*WHAT TO WORK ON:* Using the listing below, please print exactly the lines from the one with "Clone this chart in Bokeh." through the one with "y0, y1 = px_y(H), px_y(0)". Leave out every picture.

*GIVEN RECORDS:*

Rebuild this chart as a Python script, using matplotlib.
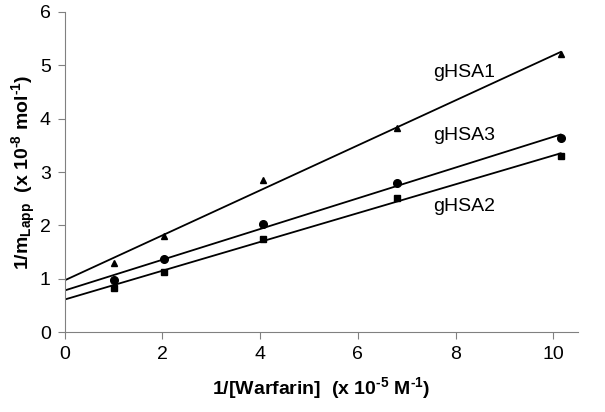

--

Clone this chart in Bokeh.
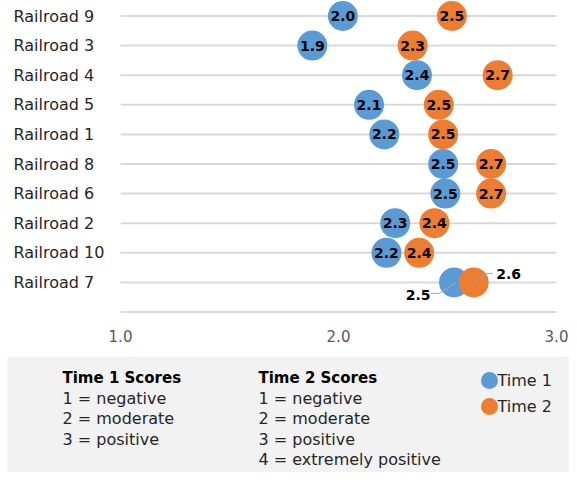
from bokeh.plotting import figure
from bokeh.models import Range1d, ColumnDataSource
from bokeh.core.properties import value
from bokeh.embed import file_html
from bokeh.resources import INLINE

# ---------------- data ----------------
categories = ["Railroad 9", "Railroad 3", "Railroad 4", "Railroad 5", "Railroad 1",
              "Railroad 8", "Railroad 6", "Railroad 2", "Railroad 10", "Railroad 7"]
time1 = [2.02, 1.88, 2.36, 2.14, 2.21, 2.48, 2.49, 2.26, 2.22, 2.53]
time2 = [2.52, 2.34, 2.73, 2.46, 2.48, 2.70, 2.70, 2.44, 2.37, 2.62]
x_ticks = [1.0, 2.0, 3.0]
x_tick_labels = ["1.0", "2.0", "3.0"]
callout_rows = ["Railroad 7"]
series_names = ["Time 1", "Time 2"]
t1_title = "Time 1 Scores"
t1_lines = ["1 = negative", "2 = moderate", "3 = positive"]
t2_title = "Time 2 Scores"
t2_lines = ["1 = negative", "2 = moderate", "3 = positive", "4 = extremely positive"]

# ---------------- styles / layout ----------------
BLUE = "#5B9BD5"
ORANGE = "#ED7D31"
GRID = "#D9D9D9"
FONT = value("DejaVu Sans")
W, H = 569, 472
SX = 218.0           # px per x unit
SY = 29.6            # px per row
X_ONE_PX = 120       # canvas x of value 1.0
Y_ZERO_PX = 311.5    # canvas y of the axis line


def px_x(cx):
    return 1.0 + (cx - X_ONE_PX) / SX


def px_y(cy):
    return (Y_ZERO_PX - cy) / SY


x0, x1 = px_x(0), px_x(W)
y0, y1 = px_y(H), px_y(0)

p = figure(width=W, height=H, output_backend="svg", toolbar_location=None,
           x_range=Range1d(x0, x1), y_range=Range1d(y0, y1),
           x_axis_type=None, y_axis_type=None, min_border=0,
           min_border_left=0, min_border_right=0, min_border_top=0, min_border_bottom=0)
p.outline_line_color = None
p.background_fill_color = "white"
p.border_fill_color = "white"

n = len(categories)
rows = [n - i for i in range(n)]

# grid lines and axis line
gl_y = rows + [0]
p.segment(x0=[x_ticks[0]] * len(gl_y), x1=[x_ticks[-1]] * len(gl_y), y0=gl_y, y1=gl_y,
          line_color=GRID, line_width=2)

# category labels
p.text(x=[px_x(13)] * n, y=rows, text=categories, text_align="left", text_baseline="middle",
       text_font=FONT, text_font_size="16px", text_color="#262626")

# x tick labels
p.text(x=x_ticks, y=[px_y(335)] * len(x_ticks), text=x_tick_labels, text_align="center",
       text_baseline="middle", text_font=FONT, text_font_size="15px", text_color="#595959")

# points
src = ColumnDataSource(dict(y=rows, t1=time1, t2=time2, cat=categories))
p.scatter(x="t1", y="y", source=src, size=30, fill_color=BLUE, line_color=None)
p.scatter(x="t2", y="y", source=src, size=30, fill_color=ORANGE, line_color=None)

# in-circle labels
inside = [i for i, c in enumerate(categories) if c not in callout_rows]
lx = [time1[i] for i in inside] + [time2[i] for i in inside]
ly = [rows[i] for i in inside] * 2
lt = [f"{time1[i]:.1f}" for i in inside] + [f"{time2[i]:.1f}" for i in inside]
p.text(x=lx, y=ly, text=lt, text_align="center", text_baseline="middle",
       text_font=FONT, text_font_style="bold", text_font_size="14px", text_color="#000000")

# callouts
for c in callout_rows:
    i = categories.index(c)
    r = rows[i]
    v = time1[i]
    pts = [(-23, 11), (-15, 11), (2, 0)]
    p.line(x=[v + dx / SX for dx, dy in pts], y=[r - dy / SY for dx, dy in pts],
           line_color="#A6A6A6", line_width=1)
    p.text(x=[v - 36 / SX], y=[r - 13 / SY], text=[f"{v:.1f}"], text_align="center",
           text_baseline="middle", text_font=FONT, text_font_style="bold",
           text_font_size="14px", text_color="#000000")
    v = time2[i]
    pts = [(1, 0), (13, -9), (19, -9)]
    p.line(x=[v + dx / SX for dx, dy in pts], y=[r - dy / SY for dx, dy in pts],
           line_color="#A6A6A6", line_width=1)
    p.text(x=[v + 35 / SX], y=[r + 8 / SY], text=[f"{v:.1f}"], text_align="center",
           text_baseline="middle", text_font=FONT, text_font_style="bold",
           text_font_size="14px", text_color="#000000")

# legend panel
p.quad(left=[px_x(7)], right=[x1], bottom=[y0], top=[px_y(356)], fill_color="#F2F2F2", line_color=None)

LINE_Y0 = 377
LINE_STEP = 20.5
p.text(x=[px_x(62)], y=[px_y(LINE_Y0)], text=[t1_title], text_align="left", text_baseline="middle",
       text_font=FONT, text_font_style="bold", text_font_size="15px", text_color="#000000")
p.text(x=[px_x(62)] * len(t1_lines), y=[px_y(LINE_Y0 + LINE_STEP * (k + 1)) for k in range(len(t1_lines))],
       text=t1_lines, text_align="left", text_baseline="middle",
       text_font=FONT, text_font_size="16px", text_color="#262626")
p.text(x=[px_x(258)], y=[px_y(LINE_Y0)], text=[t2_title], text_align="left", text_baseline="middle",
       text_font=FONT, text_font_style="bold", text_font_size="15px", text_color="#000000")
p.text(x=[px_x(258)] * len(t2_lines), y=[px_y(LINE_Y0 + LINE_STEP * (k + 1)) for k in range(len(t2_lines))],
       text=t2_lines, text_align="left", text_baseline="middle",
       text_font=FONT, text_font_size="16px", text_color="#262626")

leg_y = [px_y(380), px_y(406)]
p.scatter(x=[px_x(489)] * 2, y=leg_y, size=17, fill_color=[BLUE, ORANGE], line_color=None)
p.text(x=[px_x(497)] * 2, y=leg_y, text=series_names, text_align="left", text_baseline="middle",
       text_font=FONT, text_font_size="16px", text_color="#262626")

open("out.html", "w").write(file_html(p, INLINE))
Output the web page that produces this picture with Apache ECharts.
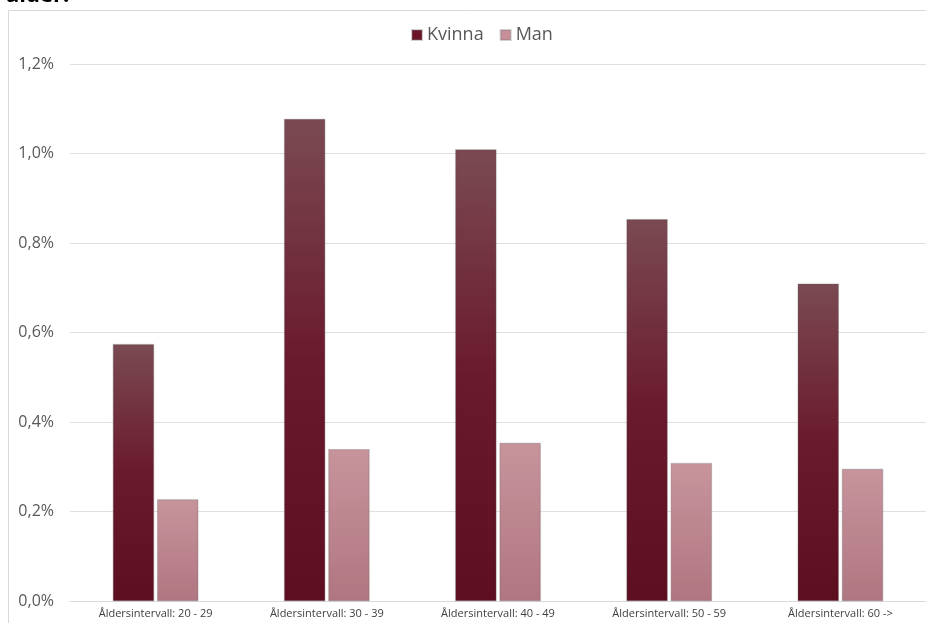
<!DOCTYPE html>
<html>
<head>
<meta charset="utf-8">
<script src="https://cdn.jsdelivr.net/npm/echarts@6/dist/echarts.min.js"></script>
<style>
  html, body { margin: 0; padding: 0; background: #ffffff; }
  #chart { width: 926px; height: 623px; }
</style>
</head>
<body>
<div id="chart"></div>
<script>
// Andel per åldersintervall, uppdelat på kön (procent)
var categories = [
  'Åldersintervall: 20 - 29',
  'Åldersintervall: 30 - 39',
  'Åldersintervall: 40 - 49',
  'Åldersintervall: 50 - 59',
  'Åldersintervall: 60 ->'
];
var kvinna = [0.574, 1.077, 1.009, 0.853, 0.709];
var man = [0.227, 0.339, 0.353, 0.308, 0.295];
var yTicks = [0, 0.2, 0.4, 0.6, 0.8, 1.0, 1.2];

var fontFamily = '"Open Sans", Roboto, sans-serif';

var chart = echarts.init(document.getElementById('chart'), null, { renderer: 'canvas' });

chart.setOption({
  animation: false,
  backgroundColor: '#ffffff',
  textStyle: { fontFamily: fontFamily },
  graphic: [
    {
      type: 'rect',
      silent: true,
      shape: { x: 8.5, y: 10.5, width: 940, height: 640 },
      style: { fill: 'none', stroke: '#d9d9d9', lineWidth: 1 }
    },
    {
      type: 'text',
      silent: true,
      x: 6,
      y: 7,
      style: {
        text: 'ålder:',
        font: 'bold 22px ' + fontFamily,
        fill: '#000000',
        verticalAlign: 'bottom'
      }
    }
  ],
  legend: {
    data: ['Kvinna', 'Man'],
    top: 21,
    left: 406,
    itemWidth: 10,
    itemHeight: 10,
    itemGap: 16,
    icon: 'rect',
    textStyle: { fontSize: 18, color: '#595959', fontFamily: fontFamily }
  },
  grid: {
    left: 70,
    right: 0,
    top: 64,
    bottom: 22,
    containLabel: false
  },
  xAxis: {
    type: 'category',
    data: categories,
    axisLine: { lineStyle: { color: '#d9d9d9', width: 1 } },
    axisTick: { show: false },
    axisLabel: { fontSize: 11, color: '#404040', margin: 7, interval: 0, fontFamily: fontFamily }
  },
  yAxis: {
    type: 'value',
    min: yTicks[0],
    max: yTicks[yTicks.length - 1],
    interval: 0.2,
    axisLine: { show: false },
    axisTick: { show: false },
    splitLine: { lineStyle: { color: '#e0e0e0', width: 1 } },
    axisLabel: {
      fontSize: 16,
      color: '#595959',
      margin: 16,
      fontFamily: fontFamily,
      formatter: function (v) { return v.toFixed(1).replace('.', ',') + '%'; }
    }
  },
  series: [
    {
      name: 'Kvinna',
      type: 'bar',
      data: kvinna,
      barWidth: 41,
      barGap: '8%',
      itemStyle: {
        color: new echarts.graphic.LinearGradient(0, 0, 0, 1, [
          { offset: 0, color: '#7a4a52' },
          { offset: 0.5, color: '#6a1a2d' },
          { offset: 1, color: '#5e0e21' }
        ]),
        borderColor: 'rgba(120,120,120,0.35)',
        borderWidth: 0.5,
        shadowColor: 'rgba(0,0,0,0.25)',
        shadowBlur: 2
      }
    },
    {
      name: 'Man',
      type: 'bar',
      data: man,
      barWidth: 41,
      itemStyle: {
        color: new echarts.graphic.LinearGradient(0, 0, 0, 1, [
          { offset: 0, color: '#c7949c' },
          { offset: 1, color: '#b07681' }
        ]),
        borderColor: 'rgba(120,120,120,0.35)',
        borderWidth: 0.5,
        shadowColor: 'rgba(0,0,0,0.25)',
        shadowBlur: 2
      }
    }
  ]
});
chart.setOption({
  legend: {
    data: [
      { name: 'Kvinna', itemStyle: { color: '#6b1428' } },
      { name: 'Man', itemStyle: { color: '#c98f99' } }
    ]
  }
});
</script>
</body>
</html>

--

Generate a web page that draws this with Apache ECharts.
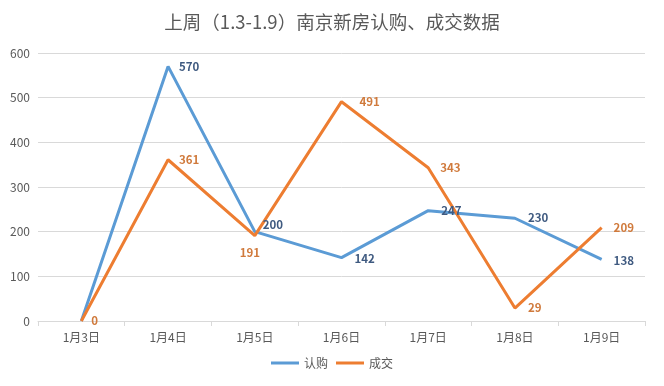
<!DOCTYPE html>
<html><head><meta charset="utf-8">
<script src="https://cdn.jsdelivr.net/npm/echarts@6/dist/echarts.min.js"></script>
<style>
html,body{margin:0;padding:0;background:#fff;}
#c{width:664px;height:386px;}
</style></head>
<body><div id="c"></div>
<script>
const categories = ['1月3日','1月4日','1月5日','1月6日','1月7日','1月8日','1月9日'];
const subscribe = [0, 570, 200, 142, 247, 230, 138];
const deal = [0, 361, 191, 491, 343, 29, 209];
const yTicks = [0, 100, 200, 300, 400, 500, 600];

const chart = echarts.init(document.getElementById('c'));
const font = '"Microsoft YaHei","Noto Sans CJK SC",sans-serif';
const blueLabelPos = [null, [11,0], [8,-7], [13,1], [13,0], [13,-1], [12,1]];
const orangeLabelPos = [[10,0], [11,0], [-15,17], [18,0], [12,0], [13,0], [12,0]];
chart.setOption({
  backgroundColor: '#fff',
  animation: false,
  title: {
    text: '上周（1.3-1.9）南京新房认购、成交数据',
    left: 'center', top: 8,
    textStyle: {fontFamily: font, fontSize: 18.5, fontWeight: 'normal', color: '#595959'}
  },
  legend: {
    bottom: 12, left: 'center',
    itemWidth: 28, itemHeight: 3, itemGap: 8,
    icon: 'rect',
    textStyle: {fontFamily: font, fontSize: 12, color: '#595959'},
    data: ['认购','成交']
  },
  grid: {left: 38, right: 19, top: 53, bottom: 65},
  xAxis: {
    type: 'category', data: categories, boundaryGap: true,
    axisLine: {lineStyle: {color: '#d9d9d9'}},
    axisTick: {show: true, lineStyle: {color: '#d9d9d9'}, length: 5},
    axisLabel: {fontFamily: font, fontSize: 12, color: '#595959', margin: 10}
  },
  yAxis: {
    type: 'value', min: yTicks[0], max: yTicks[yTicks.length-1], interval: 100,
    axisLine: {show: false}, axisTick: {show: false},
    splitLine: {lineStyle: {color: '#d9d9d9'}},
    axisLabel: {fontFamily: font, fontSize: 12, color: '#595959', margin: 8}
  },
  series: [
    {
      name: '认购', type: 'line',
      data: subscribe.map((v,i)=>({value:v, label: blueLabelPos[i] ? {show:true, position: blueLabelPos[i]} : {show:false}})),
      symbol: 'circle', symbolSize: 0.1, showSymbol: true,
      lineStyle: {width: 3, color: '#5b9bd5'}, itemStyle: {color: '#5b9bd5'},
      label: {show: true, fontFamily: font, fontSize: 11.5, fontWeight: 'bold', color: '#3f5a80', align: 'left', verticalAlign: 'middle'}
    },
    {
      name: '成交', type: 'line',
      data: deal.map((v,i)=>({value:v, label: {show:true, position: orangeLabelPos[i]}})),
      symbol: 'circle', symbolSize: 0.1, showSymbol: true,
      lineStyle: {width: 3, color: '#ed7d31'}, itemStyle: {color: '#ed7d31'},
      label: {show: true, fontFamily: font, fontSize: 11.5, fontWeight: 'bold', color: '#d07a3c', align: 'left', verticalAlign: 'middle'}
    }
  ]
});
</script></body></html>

*SOLUTION TO THE PROBLEM:*
Clone this chart in Bokeh.
from bokeh.plotting import figure
from bokeh.models import Range1d, ColumnDataSource
from bokeh.core.properties import value
from bokeh.embed import file_html
from bokeh.resources import INLINE

# ---------------- data ----------------
categories = ["Railroad 9", "Railroad 3", "Railroad 4", "Railroad 5", "Railroad 1",
              "Railroad 8", "Railroad 6", "Railroad 2", "Railroad 10", "Railroad 7"]
time1 = [2.02, 1.88, 2.36, 2.14, 2.21, 2.48, 2.49, 2.26, 2.22, 2.53]
time2 = [2.52, 2.34, 2.73, 2.46, 2.48, 2.70, 2.70, 2.44, 2.37, 2.62]
x_ticks = [1.0, 2.0, 3.0]
x_tick_labels = ["1.0", "2.0", "3.0"]
callout_rows = ["Railroad 7"]
series_names = ["Time 1", "Time 2"]
t1_title = "Time 1 Scores"
t1_lines = ["1 = negative", "2 = moderate", "3 = positive"]
t2_title = "Time 2 Scores"
t2_lines = ["1 = negative", "2 = moderate", "3 = positive", "4 = extremely positive"]

# ---------------- styles / layout ----------------
BLUE = "#5B9BD5"
ORANGE = "#ED7D31"
GRID = "#D9D9D9"
FONT = value("DejaVu Sans")
W, H = 569, 472
SX = 218.0           # px per x unit
SY = 29.6            # px per row
X_ONE_PX = 120       # canvas x of value 1.0
Y_ZERO_PX = 311.5    # canvas y of the axis line


def px_x(cx):
    return 1.0 + (cx - X_ONE_PX) / SX


def px_y(cy):
    return (Y_ZERO_PX - cy) / SY


x0, x1 = px_x(0), px_x(W)
y0, y1 = px_y(H), px_y(0)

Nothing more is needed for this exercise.